The heavens shall pass away with a great noise] As the heavens mean here, and in the passages above, the whole atmosphere, in which all the terrestrial vapours are lodged; and as water itself is composed of two gases, eighty-five parts in weight of oxygen, and fifteen of hydrogen, or two parts in volume of the latter, and one of the former; (for if these quantities be put together, and several electric sparks passed through them, a chemical union takes place, and water is the product; and, vice versa, if the galvanic spark be made to pass through water, a portion of the fluid is immediately decomposed into its two constituent gases, oxygen and hydrogen;) and as the electric or ethereal fire is that which, in all likelihood, God will use in the general conflagration; the noise occasioned by the application of this fire to such an immense congeries of aqueous particles as float in the atmosphere, must be terrible in the extreme.
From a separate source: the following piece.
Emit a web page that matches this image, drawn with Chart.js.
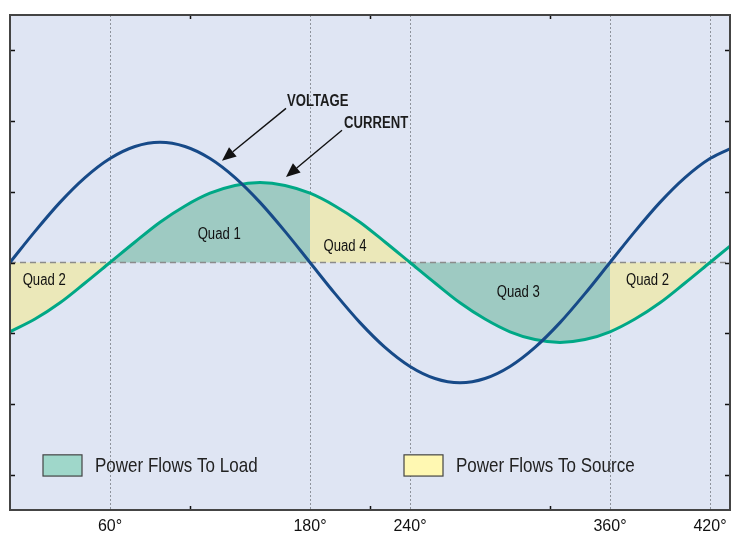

Put a drop of water on an anvil, place over it a piece of iron red hot, strike the iron with a hammer on the part above the drop of water, and the report will be as loud as a musket; when, then, the whole strength of those opposite agents is brought together into a state of conflict, the noise, the thunderings, the innumerable explosions, (till every particle of water on the earth and in the atmosphere is, by the action of the fire, reduced into its component gaseous parts,) will be frequent, loud, confounding, and terrific, beyond every comprehension but that of God himself.
The elements shalt melt with fervent heat] When the fire has conquered and decomposed the water, the elements, stoiceia, the hydrogen and oxygen airs or gases, (the former of which is most highly inflammable, and the latter an eminent supporter of all combustion,) will occupy distinct regions of the atmosphere, the hydrogen by its very great levity ascending to the top, while the oxygen from its superior specific gravity will keep upon or near the surface of the earth; and thus, if different substances be once ignited, the fire, which is supported in this case, not only by the oxygen which is one of the constituents of atmospheric air, but also by a great additional quantity of oxygen obtained from the decomposition of all aqueous vapours, will rapidly seize on all other substances, on all terrestrial particles, and the whole frame of nature will be necessarily torn in pieces, and thus the earth and its works be burned up.